Gently stand up on the point and show him the code, and leave him a path to keep his ego intact (that is less than you pulling a bunch of pointless ground wires). That's part of negotiating.

By the way, if you do pull the trigger on pulling ground wires, the ground wires go to the boxes not the receptacles. They land on a 10-32 ground screw (which doesn't need to be green), which goes into the hole in the back of the box already tapped 10-32. When bringing a ground to any metal box, you must go to the box first.

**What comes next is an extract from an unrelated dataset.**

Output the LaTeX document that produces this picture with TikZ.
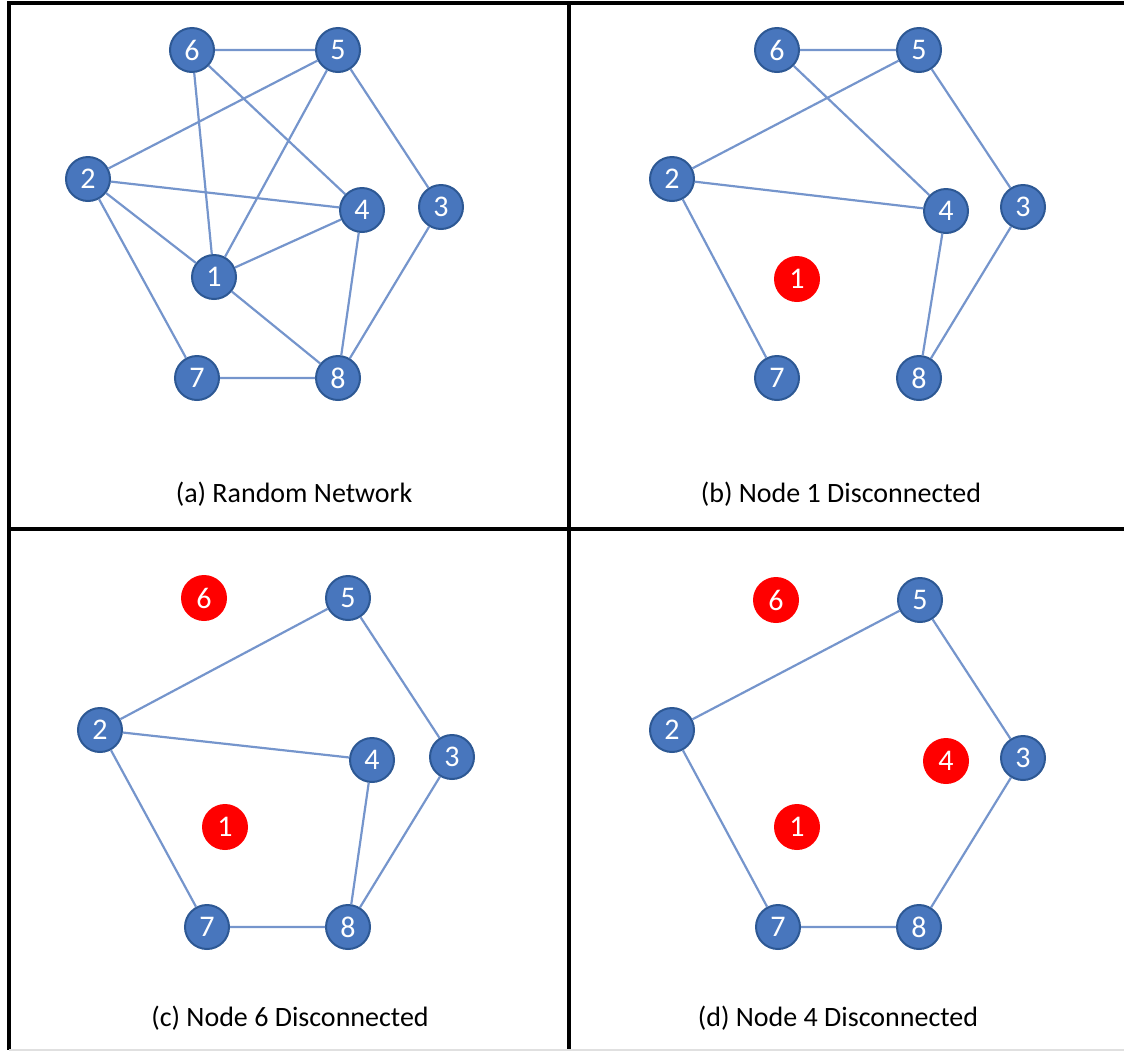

Once that's done, if you also want to bring ground to the recep, you can do that also e.g. via pigtailing. #1 mistake I see grounding metal boxes.

In cases like yours, where the recep will have hard flush metal contact between its yoke and the junction box mud ring or domed cover, that is a valid grounding path and ground wires are not needed. So remove that little paper square that captures the receptacle screw!

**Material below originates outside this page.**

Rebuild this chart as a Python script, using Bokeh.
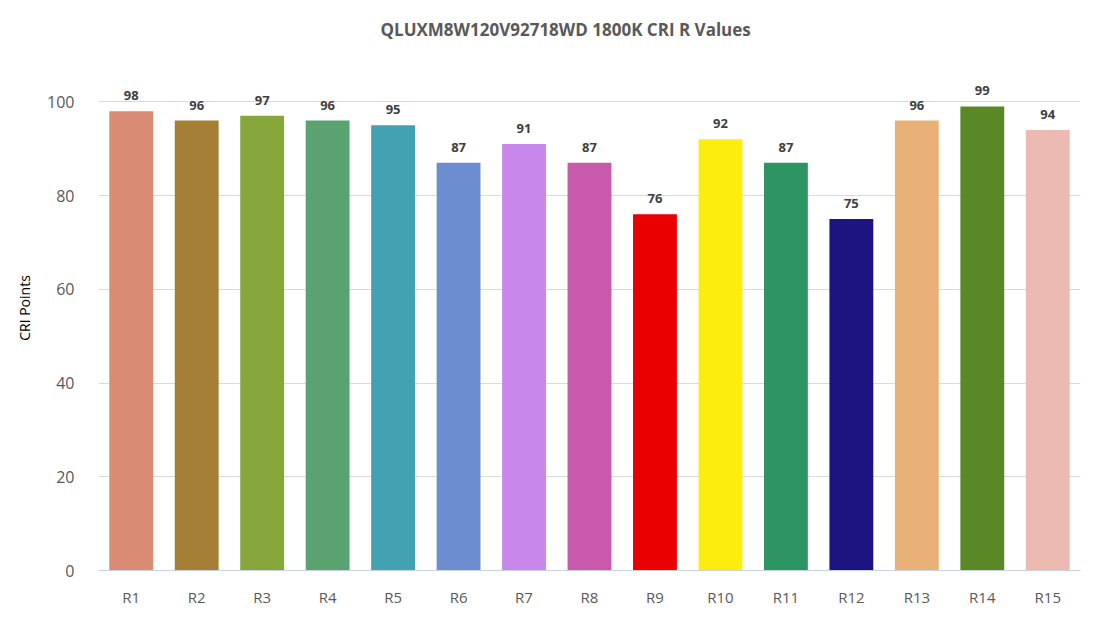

On switches it's even easier, you don't even need to remove the paper square and you only need screw-head contact with the yoke.

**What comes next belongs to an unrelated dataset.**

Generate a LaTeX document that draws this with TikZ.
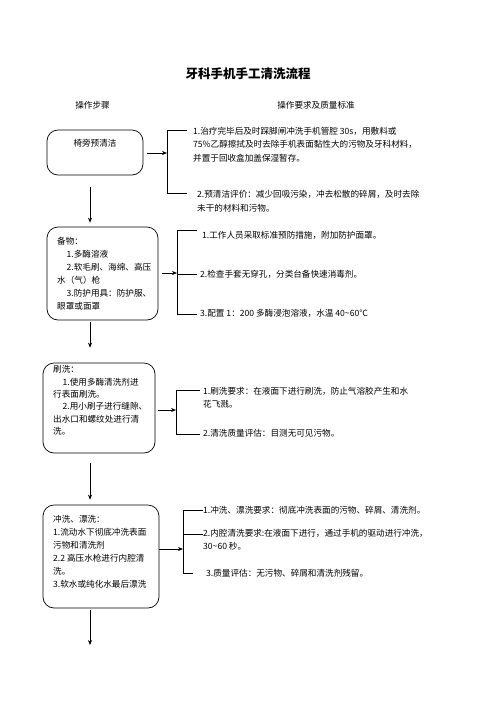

  • "leave him a path to keep his ego intact" <-- a very critical part of the process!!!
    – FreeMan
    Oct 23, 2020 at 16:44
  • So I had my inspection for the Service entrance today with a different inspector and he agreed EMT is fine for grounds but reminded me to tie the grounded boxes into the outlets (mine have a tie at the yolk mounting screw). Since I've already added that extra wire to bout 3/4 of my branches, I'm just going with it since I don't know which inspector ill get for that part....
    – mark f
    Oct 27, 2020 at 22:58
  • @markf Yes, self-grounding receps can ground via the mounting screw. (all switches can too). Otherwise you need to run a ground jumper to the box, unless you have hard flush contact between yoke and metal box unimpeded by paint, rust, or those little squares that keep the screws from falling off... Oct 27, 2020 at 23:45

Legal or not, it's no longer a good practice to use only the conduit as the EGC (electrical grounding conductor) because of the predominance of electronic equipment. Electroni power supplies of all kinds create Common Mode Noise and that needs a solid ground path to avoid becoming a problem in your system. As conduit connections age and corrode, it adds resistance to the ground path and CM noise finds another path, sometimes through expensive sensitive equipment. The NEC is only concerned with safety, not equipment life.

  • 5
    I work exclusively in EMT, and I've never heard that. I can't imagine what difference that would make: proper EMT installation entirely envelops the current-carrying conductors with a Faraday cage. I can also assure you that 1960 era EMT that is tarnished and rusting is a fantastic conductor of hundreds of amps, having put that to a live-fire test due to an incident. Oct 23, 2020 at 14:35
  • The Faraday cage issue is separate and no argument that EMT provides that benefit. CM noise however is a different issue and is a relatively new phenomenon because of the explosion in the use of electronics where electronics were not originally being used; chargers, CFL and LED lamps, EC motors, servos, VFDs, inverters of all kinds, etc. etc. etc.. But everyone is entitled to an opinion, I just like to err on the side of reliability. and longevity.